OK, me and my piles. I have bags of glaze ingredients all over the basement, and boxes of clay too. For example, the red-brown bag has Spanish red iron oxide. Lastly you see the measuring scale. Glaze ingredients are powders of silica, kaolin, frits, limestone, talc etc, with oxides like cobalt or iron or nickel or copper or commercial colorants added to make colors.
This is probably my most boring series of posts ever, but it makes a change, right?

12 comments:

Gordo said...

Gary, you do realize that you can only stall th einevitable fo so long? EVentually, you'll have ot stop taking pictures and actually mix the glazes ... :-D

gary rith said...

MY GOD GORDO, YOU ARE GOOD! And of course, once you have the pics, you have to blog them and all, have a cup of coffee, take the dogs out....
actually, the mixing is easy. The SETUP and CLEANUP is the work.

Anonymous said...

ahh yes... the inevitable awaits!

gary rith said...

here goes....

Anonymous said...

so you use kaolinite.. can you also use bentonite or Illite too?

gary rith said...

Bentonite is volcanic and you always add 2-3 percent fine milled bentonite to help hold everything else in suspension. So it does NOT all settle in the bottom. If your glaze mix settles on the bottom and the water on top, you have a thick block that is hard to use as a glaze, and wouldmake an uneven glaze application.
I understand bentonite is like pumice: a fine and floaty mineral, so it holds other particles up in the mix.
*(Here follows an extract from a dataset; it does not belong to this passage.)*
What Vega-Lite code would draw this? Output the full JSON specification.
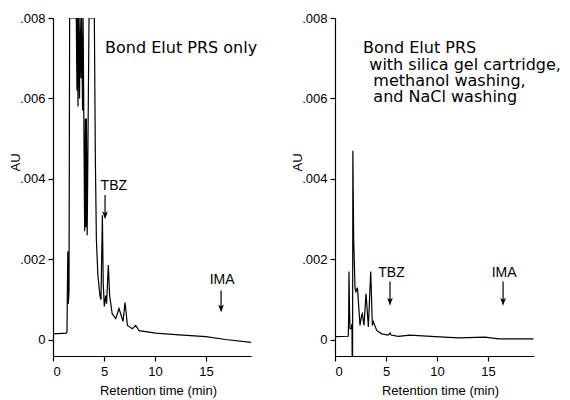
{
  "$schema": "https://vega.github.io/schema/vega-lite/v6.json",
  "padding": {"left": 9, "top": 12, "right": 5, "bottom": 2},
  "spacing": 33,
  "config": {
    "view": {"stroke": null},
    "axis": {"grid": false, "domainColor": "black", "tickColor": "black", "labelColor": "black", "titleColor": "black", "labelFont": "Liberation Sans", "titleFont": "Liberation Sans", "labelFontSize": 13, "titleFontSize": 13, "titleFontWeight": "normal", "tickSize": 5, "domainWidth": 1.2, "tickWidth": 1.2}
  },
  "datasets": {
    "leftTrace": [
      {"t": 0, "v": 0.00015}, {"t": 1.3, "v": 0.00017}, {"t": 1.37, "v": 0.0002}, {"t": 1.42, "v": 0.0015}, {"t": 1.45, "v": 0.0022}, {"t": 1.5, "v": 0.0009}, {"t": 1.57, "v": 0.0012}, {"t": 1.63, "v": 0.008}, {"t": 2.28, "v": 0.008}, {"t": 2.35, "v": 0.0062}, {"t": 2.4, "v": 0.008}, {"t": 2.45, "v": 0.0058}, {"t": 2.5, "v": 0.008}, {"t": 2.6, "v": 0.006}, {"t": 2.65, "v": 0.008}, {"t": 2.75, "v": 0.0065}, {"t": 2.8, "v": 0.008}, {"t": 2.9, "v": 0.0057}, {"t": 2.95, "v": 0.008}, {"t": 3.05, "v": 0.0045}, {"t": 3.1, "v": 0.0027}, {"t": 3.17, "v": 0.0055}, {"t": 3.22, "v": 0.0028}, {"t": 3.27, "v": 0.0055}, {"t": 3.35, "v": 0.0026}, {"t": 3.53, "v": 0.008}, {"t": 4.05, "v": 0.008}, {"t": 4.15, "v": 0.0045}, {"t": 4.25, "v": 0.0025}, {"t": 4.4, "v": 0.0016}, {"t": 4.6, "v": 0.0011}, {"t": 4.7, "v": 0.001}, {"t": 4.84, "v": 0.0031}, {"t": 4.92, "v": 0.0014}, {"t": 5.03, "v": 0.00083}, {"t": 5.16, "v": 0.0011}, {"t": 5.25, "v": 0.0009}, {"t": 5.42, "v": 0.00186}, {"t": 5.55, "v": 0.0011}, {"t": 5.8, "v": 0.00065}, {"t": 6.15, "v": 0.00053}, {"t": 6.47, "v": 0.00078}, {"t": 6.86, "v": 0.00046}, {"t": 7.06, "v": 0.00093}, {"t": 7.29, "v": 0.00036}, {"t": 7.78, "v": 0.00028}, {"t": 8.1, "v": 0.00036}, {"t": 8.43, "v": 0.00023}, {"t": 10.07, "v": 0.00017}, {"t": 12.35, "v": 0.000125}, {"t": 14.97, "v": 0.00008}, {"t": 16.9, "v": 0.00001}, {"t": 19.4, "v": -0.00006}
    ],
    "rightTrace": [
      {"t": 0, "v": 0.00008}, {"t": 1.3, "v": 0.00009}, {"t": 1.34, "v": 0.0006}, {"t": 1.37, "v": 0.0017}, {"t": 1.42, "v": 0.0008}, {"t": 1.47, "v": 0.00028}, {"t": 1.6, "v": 0.00028}, {"t": 1.66, "v": 0.0004}, {"t": 1.7, "v": -0.001}, {"t": 1.72, "v": -0.001}, {"t": 1.75, "v": 0.0047}, {"t": 1.83, "v": 0.0025}, {"t": 1.96, "v": 0.0013}, {"t": 2.05, "v": 0.0012}, {"t": 2.2, "v": 0.0013}, {"t": 2.45, "v": 0.00036}, {"t": 2.6, "v": 0.0006}, {"t": 2.68, "v": 0.00065}, {"t": 2.84, "v": 0.00036}, {"t": 3.04, "v": 0.00115}, {"t": 3.27, "v": 0.00032}, {"t": 3.5, "v": 0.0017}, {"t": 3.66, "v": 0.00036}, {"t": 3.76, "v": 0.00045}, {"t": 4.1, "v": 0.00023}, {"t": 4.58, "v": 0.00015}, {"t": 5.2, "v": 0.00012}, {"t": 5.39, "v": 0.00017}, {"t": 5.5, "v": 0.00012}, {"t": 6.2, "v": 0.00009}, {"t": 7.35, "v": 0.00012}, {"t": 9.8, "v": 0.00008}, {"t": 12.1, "v": 0.00005}, {"t": 14.7, "v": 0.00007}, {"t": 16, "v": 0.000025}, {"t": 19.45, "v": 0.000025}
    ],
    "leftNotes": [{"label": "Bond Elut PRS only", "x": 5.1, "y": 0.00725}],
    "rightNotes": [
      {"label": "Bond Elut PRS", "x": 2.75, "y": 0.00725},
      {"label": "with silica gel cartridge,", "x": 3.36, "y": 0.00684},
      {"label": "methanol washing,", "x": 3.76, "y": 0.00644},
      {"label": "and NaCl washing", "x": 3.76, "y": 0.00603}
    ],
    "leftMarks": [
      {"label": "TBZ", "lx": 5.96, "ly": 0.00383, "ax": 5.1, "top": 0.0036, "end": 0.0031, "head": 0.0031},
      {"label": "IMA", "lx": 16.57, "ly": 0.00148, "ax": 16.47, "top": 0.00123, "end": 0.00078, "head": 0.00078}
    ],
    "rightMarks": [
      {"label": "TBZ", "lx": 5.54, "ly": 0.00167, "ax": 5.39, "top": 0.00145, "end": 0.00095, "head": 0.00095},
      {"label": "IMA", "lx": 16.57, "ly": 0.00167, "ax": 16.47, "top": 0.00145, "end": 0.00095, "head": 0.00095}
    ]
  },
  "hconcat": [
    {
      "width": 198,
      "height": 338,
      "encoding": {
        "x": {"type": "quantitative", "title": "Retention time (min)", "scale": {"domain": [0, 19.4], "nice": false}, "axis": {"values": [0, 5, 10, 15], "labelPadding": 4, "titlePadding": 6, "titleX": 105}},
        "y": {"type": "quantitative", "title": "AU", "scale": {"domain": [-0.0004, 0.008], "nice": false, "zero": false}, "axis": {"values": [0, 0.002, 0.004, 0.006, 0.008], "labelExpr": "datum.value == 0 ? '0' : replace(format(datum.value, '.3f'), '0.', '.')", "titlePadding": -3, "titleY": 144, "labelPadding": 3}}
      },
      "layer": [
        {
          "data": {"name": "leftTrace"},
          "mark": {"type": "line", "color": "black", "strokeWidth": 1.2, "clip": true},
          "encoding": {"x": {"field": "t"}, "y": {"field": "v"}}
        },
        {
          "data": {"name": "leftNotes"},
          "mark": {"type": "text", "align": "left", "baseline": "middle", "font": "DejaVu Sans", "fontSize": 16, "color": "black"},
          "encoding": {"x": {"field": "x"}, "y": {"field": "y"}, "text": {"field": "label"}}
        },
        {
          "data": {"name": "leftMarks"},
          "mark": {"type": "text", "align": "center", "baseline": "middle", "font": "Liberation Sans", "fontSize": 14, "color": "black"},
          "encoding": {"x": {"field": "lx"}, "y": {"field": "ly"}, "text": {"field": "label"}}
        },
        {
          "data": {"name": "leftMarks"},
          "mark": {"type": "rule", "color": "black", "strokeWidth": 1.2},
          "encoding": {"x": {"field": "ax"}, "y": {"field": "top"}, "y2": {"field": "end"}}
        },
        {
          "data": {"name": "leftMarks"},
          "mark": {"type": "point", "shape": "M-0.7,-1L0,1L0.7,-1L0,-0.5Z", "filled": true, "color": "black", "opacity": 1, "size": 64},
          "encoding": {"x": {"field": "ax"}, "y": {"field": "head"}}
        }
      ]
    },
    {
      "width": 199,
      "height": 338,
      "encoding": {
        "x": {"type": "quantitative", "title": "Retention time (min)", "scale": {"domain": [0, 19.5], "nice": false}, "axis": {"values": [0, 5, 10, 15], "labelPadding": 4, "titlePadding": 6, "titleX": 105}},
        "y": {"type": "quantitative", "title": "AU", "scale": {"domain": [-0.0004, 0.008], "nice": false, "zero": false}, "axis": {"values": [0, 0.002, 0.004, 0.006, 0.008], "labelExpr": "datum.value == 0 ? '0' : replace(format(datum.value, '.3f'), '0.', '.')", "titlePadding": -3, "titleY": 144, "labelPadding": 3}}
      },
      "layer": [
        {
          "data": {"name": "rightTrace"},
          "mark": {"type": "line", "color": "black", "strokeWidth": 1.2, "clip": true},
          "encoding": {"x": {"field": "t"}, "y": {"field": "v"}}
        },
        {
          "data": {"name": "rightNotes"},
          "mark": {"type": "text", "align": "left", "baseline": "middle", "font": "DejaVu Sans", "fontSize": 16, "color": "black"},
          "encoding": {"x": {"field": "x"}, "y": {"field": "y"}, "text": {"field": "label"}}
        },
        {
          "data": {"name": "rightMarks"},
          "mark": {"type": "text", "align": "center", "baseline": "middle", "font": "Liberation Sans", "fontSize": 14, "color": "black"},
          "encoding": {"x": {"field": "lx"}, "y": {"field": "ly"}, "text": {"field": "label"}}
        },
        {
          "data": {"name": "rightMarks"},
          "mark": {"type": "rule", "color": "black", "strokeWidth": 1.2},
          "encoding": {"x": {"field": "ax"}, "y": {"field": "top"}, "y2": {"field": "end"}}
        },
        {
          "data": {"name": "rightMarks"},
          "mark": {"type": "point", "shape": "M-0.7,-1L0,1L0.7,-1L0,-0.5Z", "filled": true, "color": "black", "opacity": 1, "size": 64},
          "encoding": {"x": {"field": "ax"}, "y": {"field": "head"}}
        }
      ]
    }
  ]
}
Plus, it does not change the glaze quality in any way.

Susan as Herself said...

That is the cleanest looking "nasty" basement I have ever seen---trust me. :)

gary rith said...

The funny thing is that ours is the oldest on the street, but also the only basement that never floods. SOLID and clever and hand built, that is our old house.
You're right, the floor is not dirt, there is concrete. The job is messy, flying powders everywhere.

Anonymous said...

I guess the bentonite is acting as a more fine suspension medium for all the other ingredients.. interesting that glazes are clay "based" but it also makes sense.. instead of layering straight oxides-pigments etc onto your item.. you put a fine layer of clay + pigments onto clay item and they form a better bond. I suppose the kaolinite fires better too.

Anonymous said...

Right again, grego. The bentonite holds things in suspension, and although glaze is glass, it has clay in it too so it adheres nicely to the clay body.

Anonymous said...

Far from boring, Gary. I love to see where the alchemy begins. And your basement work area is a model of tidiness compared with that of some potters of my acquaintance.

Anonymous said...

Thanks John. The studio area is nice but untidy. I should clarify: everthing is disorganized and untidy, and some things dirty. I will begin a cleaning kick when I finish mixing these batches. I am not inclined to be tidy, but I like things to be tidy. I could use a butler.